Коль скоро разговор зашел об Англии, в добавление к этой мысли можно вспомнить знаменитую английскую легенду о королеве Годиве, которая, по преданию, вынуждена была обнаженной проехать на лошади через весь город, и жители этого города, щадя ее честь, наглухо закрыли все ставни. К несчастью, у нас в России их распахнули настежь, да еще принялись перемигиваться и перешептываться…
«…смертный, право, трудно даже понять, как устроен этот смертный: как бы ни была пошла новость, но лишь она была новость, он непременно сообщит ее другому смертному, хотя бы именно для того только, чтобы сказать: „Посмотрите, какую ложь распустили!“, а другой смертный с удовольствием преклонит ухо, хотя после скажет сам: „Да, это совершенно пошлая ложь, не стоящая никакого внимания!“ и вслед за тем сей же час отправится искать третьего смертного, чтобы, рассказавши ему, после вместе с ним воскликнуть с благородным негодованием: „Какая пошлая ложь!“ И это непременно обойдет весь город, и все смертные, сколько их ни есть, наговорятся непременно досыта и потом признают, что это не стоит внимания и не достойно, чтобы о нем говорить».
Добавить к этим словам Гоголя нечего. Россия, точнее образованная часть се общества – ведь чтением и распространением этих писем занималась главным образом она, – превратилась в тот самый губернский город NN, куда некогда въехала чичиковская бричка.
Что же касается Государя, то для него, судя по всему, вся эта история была очень неприятна. Существует воспоминание Коковцова о том, как во дворце узнали про письма и как отреагировал на это Николай Александрович. Коковцов описывает свою встречу с министром внутренних дел А. А. Макаровым:
«Наш разговор перешел затем на распространяемые с ссылкою на Гучкова письма Императрицы и Великих Княжон, и мы оба высказали предположение, что письма апокрифичны и распространяются с явным намерением подорвать престиж Верховной власти, и что мы бессильны предпринять какие бы то ни было меры, так как они распространяются не в печатном виде, и сама публика наша оказывает им любезный прием, будучи столь падкою на всякую сенсацию <…> Подлинных писем я тогда не видал, и не знал, откуда попали они к Гучкову, и каким образом мог он иметь копии с них.
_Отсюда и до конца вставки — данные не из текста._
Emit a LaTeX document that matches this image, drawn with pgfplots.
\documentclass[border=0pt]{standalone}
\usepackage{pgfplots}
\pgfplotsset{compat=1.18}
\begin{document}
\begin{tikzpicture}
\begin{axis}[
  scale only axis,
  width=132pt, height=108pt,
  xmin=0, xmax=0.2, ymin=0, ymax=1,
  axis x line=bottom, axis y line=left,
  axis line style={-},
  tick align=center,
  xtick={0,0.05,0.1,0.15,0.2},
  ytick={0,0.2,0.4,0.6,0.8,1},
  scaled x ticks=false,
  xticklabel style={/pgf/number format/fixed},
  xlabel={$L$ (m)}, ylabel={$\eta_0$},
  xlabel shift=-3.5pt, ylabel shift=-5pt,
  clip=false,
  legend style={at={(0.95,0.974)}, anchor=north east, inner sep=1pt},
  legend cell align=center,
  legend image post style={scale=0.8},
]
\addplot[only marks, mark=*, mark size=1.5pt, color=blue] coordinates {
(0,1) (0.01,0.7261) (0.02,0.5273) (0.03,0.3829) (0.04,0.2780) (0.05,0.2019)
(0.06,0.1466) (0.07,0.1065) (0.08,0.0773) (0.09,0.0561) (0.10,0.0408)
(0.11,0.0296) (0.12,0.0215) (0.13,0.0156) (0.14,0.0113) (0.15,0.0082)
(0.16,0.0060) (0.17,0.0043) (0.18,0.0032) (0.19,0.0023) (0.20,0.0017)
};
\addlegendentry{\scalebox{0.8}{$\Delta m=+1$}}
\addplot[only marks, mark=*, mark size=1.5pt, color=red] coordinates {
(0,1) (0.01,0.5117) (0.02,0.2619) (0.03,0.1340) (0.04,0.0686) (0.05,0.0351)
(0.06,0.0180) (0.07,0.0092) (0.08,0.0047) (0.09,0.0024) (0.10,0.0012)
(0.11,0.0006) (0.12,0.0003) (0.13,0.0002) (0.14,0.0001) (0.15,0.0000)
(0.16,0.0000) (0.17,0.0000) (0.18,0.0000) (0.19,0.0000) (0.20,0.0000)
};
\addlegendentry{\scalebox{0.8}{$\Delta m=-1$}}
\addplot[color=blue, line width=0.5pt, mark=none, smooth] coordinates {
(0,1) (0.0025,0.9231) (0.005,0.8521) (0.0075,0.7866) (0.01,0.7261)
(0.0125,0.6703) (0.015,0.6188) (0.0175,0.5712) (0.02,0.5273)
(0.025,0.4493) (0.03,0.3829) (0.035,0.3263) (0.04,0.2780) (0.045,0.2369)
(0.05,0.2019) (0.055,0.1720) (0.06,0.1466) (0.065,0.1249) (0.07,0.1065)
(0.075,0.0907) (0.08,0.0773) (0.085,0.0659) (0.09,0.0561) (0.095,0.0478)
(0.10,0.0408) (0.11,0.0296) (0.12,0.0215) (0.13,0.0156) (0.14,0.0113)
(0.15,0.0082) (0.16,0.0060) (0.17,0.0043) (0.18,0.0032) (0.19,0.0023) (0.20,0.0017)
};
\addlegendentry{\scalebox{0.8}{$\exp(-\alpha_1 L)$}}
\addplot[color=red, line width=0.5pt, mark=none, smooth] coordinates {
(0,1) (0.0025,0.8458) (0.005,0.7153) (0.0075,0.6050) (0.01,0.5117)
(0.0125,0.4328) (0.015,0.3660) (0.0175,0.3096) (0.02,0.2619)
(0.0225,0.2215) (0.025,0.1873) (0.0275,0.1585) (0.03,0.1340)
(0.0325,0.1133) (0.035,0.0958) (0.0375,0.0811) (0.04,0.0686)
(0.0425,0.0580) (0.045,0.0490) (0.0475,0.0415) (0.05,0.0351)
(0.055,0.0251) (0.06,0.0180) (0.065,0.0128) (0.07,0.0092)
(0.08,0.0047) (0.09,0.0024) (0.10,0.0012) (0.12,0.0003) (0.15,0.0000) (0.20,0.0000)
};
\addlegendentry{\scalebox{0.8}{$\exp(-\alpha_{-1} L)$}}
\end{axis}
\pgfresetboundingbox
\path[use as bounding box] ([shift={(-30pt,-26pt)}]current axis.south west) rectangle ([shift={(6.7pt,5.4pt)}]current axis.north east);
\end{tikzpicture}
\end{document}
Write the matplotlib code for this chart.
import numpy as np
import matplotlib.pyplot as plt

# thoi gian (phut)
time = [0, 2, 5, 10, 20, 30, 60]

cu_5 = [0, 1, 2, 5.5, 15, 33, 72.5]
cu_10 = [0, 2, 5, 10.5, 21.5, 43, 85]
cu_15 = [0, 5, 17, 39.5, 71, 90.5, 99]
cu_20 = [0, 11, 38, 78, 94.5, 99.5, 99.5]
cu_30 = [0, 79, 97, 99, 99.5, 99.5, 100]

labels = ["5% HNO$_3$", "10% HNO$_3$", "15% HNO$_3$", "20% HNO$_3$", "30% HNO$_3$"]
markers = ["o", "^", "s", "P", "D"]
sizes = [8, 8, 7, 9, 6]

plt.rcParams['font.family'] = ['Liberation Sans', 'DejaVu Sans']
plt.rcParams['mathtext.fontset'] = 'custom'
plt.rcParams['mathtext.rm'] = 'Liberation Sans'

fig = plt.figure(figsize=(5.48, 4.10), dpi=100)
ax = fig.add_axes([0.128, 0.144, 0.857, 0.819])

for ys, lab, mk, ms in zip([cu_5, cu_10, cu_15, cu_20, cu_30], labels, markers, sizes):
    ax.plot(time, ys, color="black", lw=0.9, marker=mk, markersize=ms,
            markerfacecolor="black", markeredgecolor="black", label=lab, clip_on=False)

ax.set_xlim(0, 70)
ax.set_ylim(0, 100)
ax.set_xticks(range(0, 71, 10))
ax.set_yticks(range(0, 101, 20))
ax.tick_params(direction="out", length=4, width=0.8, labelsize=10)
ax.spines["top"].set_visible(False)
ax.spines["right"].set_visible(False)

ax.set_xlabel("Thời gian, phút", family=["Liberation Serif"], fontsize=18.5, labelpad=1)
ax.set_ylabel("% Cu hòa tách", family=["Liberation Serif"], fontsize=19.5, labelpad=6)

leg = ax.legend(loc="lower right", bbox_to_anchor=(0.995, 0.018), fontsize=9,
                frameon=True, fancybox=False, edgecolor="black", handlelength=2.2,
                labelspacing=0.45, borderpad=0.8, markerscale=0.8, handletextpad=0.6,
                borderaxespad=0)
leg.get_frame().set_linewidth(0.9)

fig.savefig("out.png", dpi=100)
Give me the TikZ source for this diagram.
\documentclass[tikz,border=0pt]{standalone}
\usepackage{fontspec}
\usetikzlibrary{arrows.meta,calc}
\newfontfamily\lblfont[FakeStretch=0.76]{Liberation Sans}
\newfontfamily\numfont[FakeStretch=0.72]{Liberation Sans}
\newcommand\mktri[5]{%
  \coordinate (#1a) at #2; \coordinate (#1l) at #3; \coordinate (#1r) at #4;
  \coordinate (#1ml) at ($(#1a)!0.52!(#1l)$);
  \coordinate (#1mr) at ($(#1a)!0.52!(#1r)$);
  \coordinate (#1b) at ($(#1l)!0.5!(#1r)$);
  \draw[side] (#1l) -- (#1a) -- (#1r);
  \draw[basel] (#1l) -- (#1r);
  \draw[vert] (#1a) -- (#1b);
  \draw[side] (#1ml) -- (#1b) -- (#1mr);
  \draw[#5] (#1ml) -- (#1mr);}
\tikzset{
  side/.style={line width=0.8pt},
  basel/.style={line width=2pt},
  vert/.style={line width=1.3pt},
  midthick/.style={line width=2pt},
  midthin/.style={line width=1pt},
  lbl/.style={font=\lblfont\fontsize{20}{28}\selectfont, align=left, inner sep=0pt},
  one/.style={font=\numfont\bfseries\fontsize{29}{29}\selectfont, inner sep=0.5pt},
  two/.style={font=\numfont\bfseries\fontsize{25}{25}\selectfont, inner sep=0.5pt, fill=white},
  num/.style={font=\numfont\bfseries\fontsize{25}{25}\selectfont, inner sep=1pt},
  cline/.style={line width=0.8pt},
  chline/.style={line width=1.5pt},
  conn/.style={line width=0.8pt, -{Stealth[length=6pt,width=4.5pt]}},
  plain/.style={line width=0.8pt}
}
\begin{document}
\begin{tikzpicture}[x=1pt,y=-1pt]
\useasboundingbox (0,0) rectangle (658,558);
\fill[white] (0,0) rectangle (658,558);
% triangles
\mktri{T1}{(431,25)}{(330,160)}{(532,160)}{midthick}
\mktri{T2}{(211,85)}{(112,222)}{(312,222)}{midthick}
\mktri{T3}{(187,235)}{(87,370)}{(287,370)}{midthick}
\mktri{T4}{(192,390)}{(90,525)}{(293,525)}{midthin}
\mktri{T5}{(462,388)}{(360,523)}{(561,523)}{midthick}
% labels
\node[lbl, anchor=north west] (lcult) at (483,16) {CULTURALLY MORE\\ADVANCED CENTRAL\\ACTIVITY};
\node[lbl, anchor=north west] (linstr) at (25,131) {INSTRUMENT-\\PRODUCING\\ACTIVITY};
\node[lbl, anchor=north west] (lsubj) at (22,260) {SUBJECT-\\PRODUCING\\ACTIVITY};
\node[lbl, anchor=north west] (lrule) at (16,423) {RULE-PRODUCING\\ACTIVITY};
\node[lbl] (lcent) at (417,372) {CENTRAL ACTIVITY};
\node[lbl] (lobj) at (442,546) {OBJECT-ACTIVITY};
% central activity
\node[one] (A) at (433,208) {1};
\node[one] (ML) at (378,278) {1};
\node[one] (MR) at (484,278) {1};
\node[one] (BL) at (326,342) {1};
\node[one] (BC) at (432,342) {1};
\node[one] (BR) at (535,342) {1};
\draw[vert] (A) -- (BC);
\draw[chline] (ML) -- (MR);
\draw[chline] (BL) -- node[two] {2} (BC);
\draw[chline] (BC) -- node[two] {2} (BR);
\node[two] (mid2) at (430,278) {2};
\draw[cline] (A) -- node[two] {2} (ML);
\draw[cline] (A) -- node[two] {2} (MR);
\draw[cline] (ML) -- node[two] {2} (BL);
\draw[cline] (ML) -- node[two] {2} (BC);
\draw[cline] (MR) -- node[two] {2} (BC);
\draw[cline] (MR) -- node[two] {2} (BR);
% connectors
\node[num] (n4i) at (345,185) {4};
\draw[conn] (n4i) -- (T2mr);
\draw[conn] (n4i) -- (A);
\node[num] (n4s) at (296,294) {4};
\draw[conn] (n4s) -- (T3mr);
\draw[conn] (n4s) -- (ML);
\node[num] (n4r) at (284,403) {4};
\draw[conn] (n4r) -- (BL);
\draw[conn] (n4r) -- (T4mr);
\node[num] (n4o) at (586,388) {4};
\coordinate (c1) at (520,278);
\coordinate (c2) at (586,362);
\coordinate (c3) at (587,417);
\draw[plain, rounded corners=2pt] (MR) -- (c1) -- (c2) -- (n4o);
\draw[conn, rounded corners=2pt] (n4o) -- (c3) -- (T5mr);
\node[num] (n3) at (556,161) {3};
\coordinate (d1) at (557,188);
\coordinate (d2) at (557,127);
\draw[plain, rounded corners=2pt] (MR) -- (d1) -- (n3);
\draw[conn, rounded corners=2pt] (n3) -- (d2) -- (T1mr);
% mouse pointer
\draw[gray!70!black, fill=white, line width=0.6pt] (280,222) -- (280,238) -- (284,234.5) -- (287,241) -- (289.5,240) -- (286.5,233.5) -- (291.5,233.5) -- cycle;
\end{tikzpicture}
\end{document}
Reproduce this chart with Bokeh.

Содержание письма Императрицы, в особенности некоторые выражения его, вроде врезавшегося в мою память выражения: „Мне кажется, что моя голова склоняется, слушая тебя, и я чувствую прикосновение к себе твоей руки“, конечно, могли дать повод к самым непозволительным умозаключениям, если воспроизвести их отдельно от всего изложения, но и всякий, кто знал Императрицу, искупившую своею мученическою смертью все ее вольные и невольные прегрешения, если они даже и были, и заплатившую такою страшною ценою за все свои заблуждения, тот хорошо знает, что смысл этих слов был совсем иной. В них сказалась вся Ее любовь к больному сыну, все Ее стремление найти в вере в чудеса последнее средство спасти его жизнь, вся экзальтация и весь религиозный мистицизм этой глубоко несчастной женщины, прошедшей вместе с горячо любимым мужем и нежно любимыми детьми такой поистине страшный крестный путь».
Кроме того, Коковцов (по отношению к Государыне настроенный не просто лояльно, но почтительно и верноподданно) в своих мемуарах также удостоверил подлинность писем и тех копий, которые были с них сделаны:
«Еще в конце января этого года, как-то вечером Макаров позвонил ко мне по телефону и сказал, что ему нужно посоветоваться со мною, но по нездоровью он не выходит из дома. Я пошел к нему на Морскую и узнал от него, что он напал на след подлинного письма Императрицы к Распутину и при нем еще 4-х писем к нему же Великих Княжон, что эти письма находятся в руках одного человека, мне, да и ему, Макарову, совершенно неизвестного, получившего их из рук какой-то женщины, пробравшейся в монастырь к Илиодору, который передал их ей из опасения, что их могут отобрать у него при обыске. По словам Макарова, женщина эта объяснила, что Илиодор получил эти письма непосредственно от Распутина, в бытность его в гостях у него в селе Покровском, летом, по-видимому, еще 1910 г., когда оба они были еще в величайшей дружбе. Илиодор рассказал этой женщине, что Распутин вовсе не хвастался этими письмами, а просто показал их ему, а затем разрешил даже Илиодору взять их только потому, что этот последний усумнился вообще в их существовании, предполагая, что Распутин рассказывал о своей близости ко Двору только для того, чтобы втирать очки темным людям.
Макарова чрезвычайно заботил вопрос о возможности изъять эти письма из обращения, так как он опасался, что появление их в фотографированном виде могло породить еще больший скандал, нежели печатные копии, и он просил моей помощи в этом деле. Мы условились, что Макаров постарается сначала подействовать на обладателя этих писем уговором и убеждением в необходимости изъять их из обращения, затем, если это не подействует, постараться купить их, для чего я согласился открыть необходимый кредит, если же и это не поможет, то мы условились, что он будет изыскивать всякие иные способы.